Within any legal specialty you are going to find a great many acronyms and rather wordy descriptions defining procedures, instruments, and protocol. Estate planning is no different and because of the financial nature of this discipline there is a lot of ground to cover for anyone who has an interest in the strategies estate planning attorneys routinely employ. Once you understand the basic definition of something like a trust or a will you will invariably find that there are multiple types of these vehicles that are intended to serve different purposes.
The simple will or what has always been known as the “last will and testament” is the most widely understood estate planning document that exists. Everyone knows that a will is used to state your wishes with regard to the way that you would like your assets to be passed on to loved ones after you pass away. But there’s another type of will called a “living will” that has nothing to do with financial matters.

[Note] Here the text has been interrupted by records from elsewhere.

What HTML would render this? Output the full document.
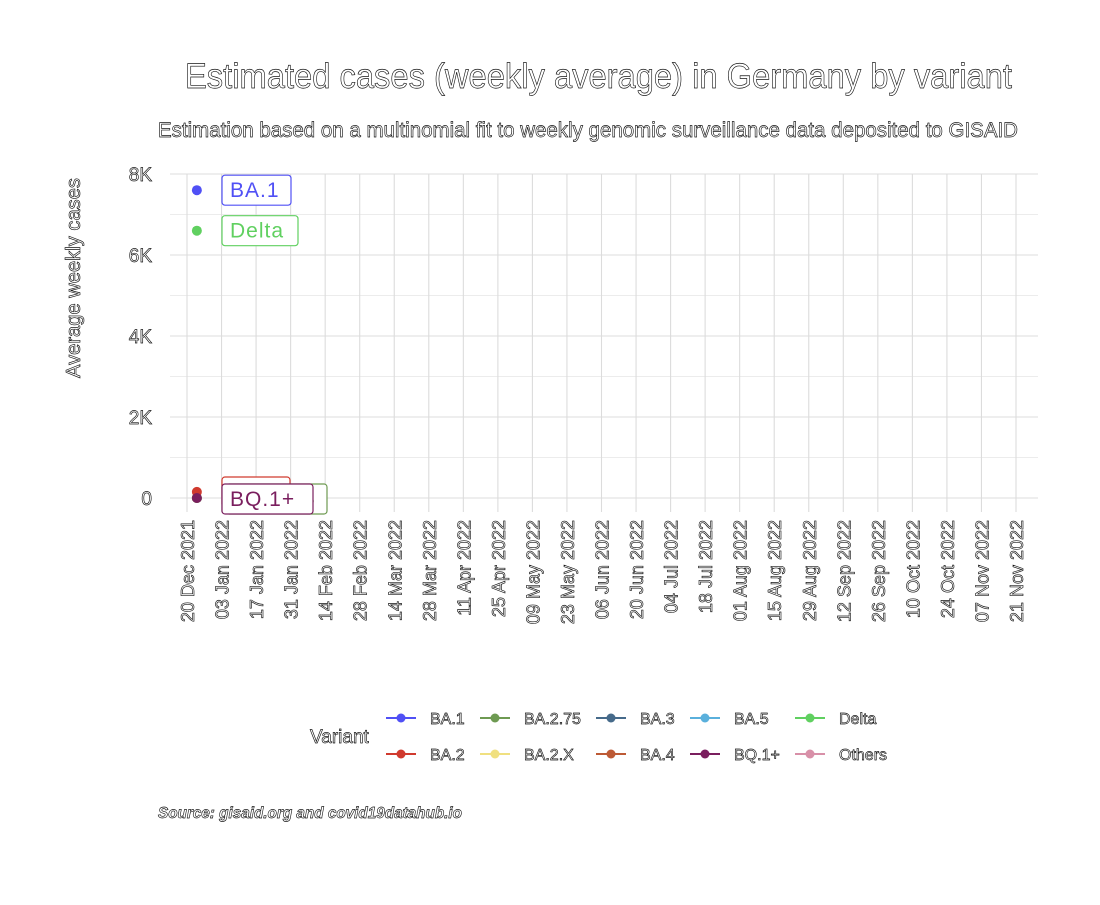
<!DOCTYPE html>
<html><head><meta charset="utf-8"><style>
body{margin:0;background:#fff;}
svg text{font-family:"Liberation Sans",sans-serif;}
.ol{fill:#fff;stroke:#111;stroke-width:0.65;}
</style></head><body>
<svg id="chart" width="1100" height="900" xmlns="http://www.w3.org/2000/svg">
<text class="ol" x="185" y="88" font-size="35" textLength="827" lengthAdjust="spacingAndGlyphs">Estimated cases (weekly average) in Germany by variant</text>
<text class="ol" x="158" y="137" font-size="21" textLength="860" lengthAdjust="spacingAndGlyphs">Estimation based on a multinomial fit to weekly genomic surveillance data deposited to GISAID</text>
<g id="grid"></g><g id="axes"></g><g id="marks"></g><g id="legend"></g>
<text class="ol" x="0" y="0" font-size="20" transform="translate(80,378) rotate(-90)" textLength="200" lengthAdjust="spacingAndGlyphs">Average weekly cases</text>
<text class="ol" x="158" y="818" font-size="16" font-style="italic" font-weight="bold" textLength="304" lengthAdjust="spacingAndGlyphs">Source: gisaid.org and covid19datahub.io</text>
</svg>
<script>
const yTicks=[0,2000,4000,6000,8000];
const yTickLabels=["0","2K","4K","6K","8K"];
const xTickLabels=["20 Dec 2021","03 Jan 2022","17 Jan 2022","31 Jan 2022","14 Feb 2022","28 Feb 2022","14 Mar 2022","28 Mar 2022","11 Apr 2022","25 Apr 2022","09 May 2022","23 May 2022","06 Jun 2022","20 Jun 2022","04 Jul 2022","18 Jul 2022","01 Aug 2022","15 Aug 2022","29 Aug 2022","12 Sep 2022","26 Sep 2022","10 Oct 2022","24 Oct 2022","07 Nov 2022","21 Nov 2022"];
const variants=["BA.1","BA.2","BA.2.75","BA.2.X","BA.3","BA.4","BA.5","BQ.1+","Delta","Others"];
const colors=["#5050f5","#d03a2e","#6e9a52","#f0e080","#466a8a","#bd5a35","#5ab0dc","#7a1e5e","#60d060","#d890a8"];
const caseValues=[7600,150,0,0,0,0,0,0,6600,0];
const pointDay=4; // days after 20 Dec 2021
const NS="http://www.w3.org/2000/svg";
function el(t,a,p){const e=document.createElementNS(NS,t);for(const k in a)e.setAttribute(k,a[k]);p.appendChild(e);return e;}
const X0=187,XPW=829/(48*7);
const xs=d=>X0+d*XPW;
const ys=v=>498-v*(324/8000);
const grid=document.getElementById('grid'),axes=document.getElementById('axes'),marks=document.getElementById('marks'),legend=document.getElementById('legend');
for(let v=1000;v<8000;v+=2000){const l=el('line',{x1:170,x2:1038,y1:ys(v),y2:ys(v),stroke:'#e6e6e6','stroke-width':0.8},grid);}
yTicks.forEach((v,i)=>{const l=el('line',{x1:170,x2:1038,y1:ys(v),y2:ys(v),stroke:'#dcdcdc','stroke-width':1.1},grid);
const t=el('text',{x:152,y:ys(v)+7,'text-anchor':'end','font-size':19,class:'ol'},axes);t.textContent=yTickLabels[i];});
xTickLabels.forEach((s,i)=>{const x=xs(i*14);const l=el('line',{x1:x,x2:x,y1:174,y2:512,stroke:'#dcdcdc','stroke-width':1.1},grid);
const t=el('text',{x:0,y:0,'text-anchor':'end','font-size':18,class:'ol',transform:`translate(${x+7},520) rotate(-90)`},axes);t.textContent=s;});
const order=[9,8,6,5,4,3,2,1,7,0];
order.forEach(i=>{const c=el('circle',{cx:xs(pointDay),cy:ys(caseValues[i]),r:5,fill:colors[i]},marks);});
function label(i,x,y,w,fs){const g=el('g',{},marks);
el('rect',{x:x,y:y,width:w,height:30,rx:3,fill:'#fff',stroke:colors[i],'stroke-width':1.2},g);
const t=el('text',{x:x+8,y:y+22,'font-size':fs||21,fill:colors[i],'letter-spacing':1,'font-family':'DejaVu Sans'},g);t.textContent=variants[i];}
label(0,222,ys(caseValues[0])-15,69);
label(8,222,ys(caseValues[8])-15,76);
label(1,222,477,68);
label(2,226,484,101);
label(7,222,484,91);
const cols=[[0,1],[2,3],[4,5],[6,7],[8,9]];const cx=[386,480,596,690,795];
const t0=el('text',{x:310,y:743,'font-size':19,class:'ol'},legend);t0.textContent='Variant';
cols.forEach((pair,ci)=>pair.forEach((vi,ri)=>{const y=718+ri*36;const g=el('g',{},legend);
el('line',{x1:cx[ci],x2:cx[ci]+30,y1:y,y2:y,stroke:colors[vi],'stroke-width':2},g);el('circle',{cx:cx[ci]+15,cy:y,r:4.5,fill:colors[vi]},g);
const t=el('text',{x:cx[ci]+44,y:y+6,'font-size':16,class:'ol'},g);t.textContent=variants[vi];}));
</script>
</body></html>
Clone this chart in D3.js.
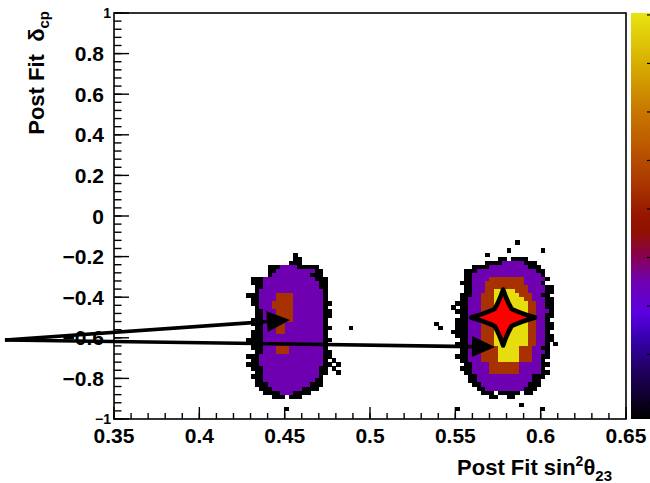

A living will involves medical preferences. In this document you state what types of health care procedures you would be willing to accept and those that you would prefer to deny should you become incapacitated at some point in the future and unable to communicate your wishes. How you feel about the possibility of being kept alive on artificial life support systems should you fall into a terminal or non-responsive condition is the issue that is usually central to a living will.
Most people have pretty strong opinions about how they would like to be treated if they were in this type of situation, and being forced to make these kinds of decisions would clearly be excruciating to your loved ones. Through the execution of a living will you take the guesswork out of it and protect yourself and your family members should you ever become unable to make medical decisions in real-time.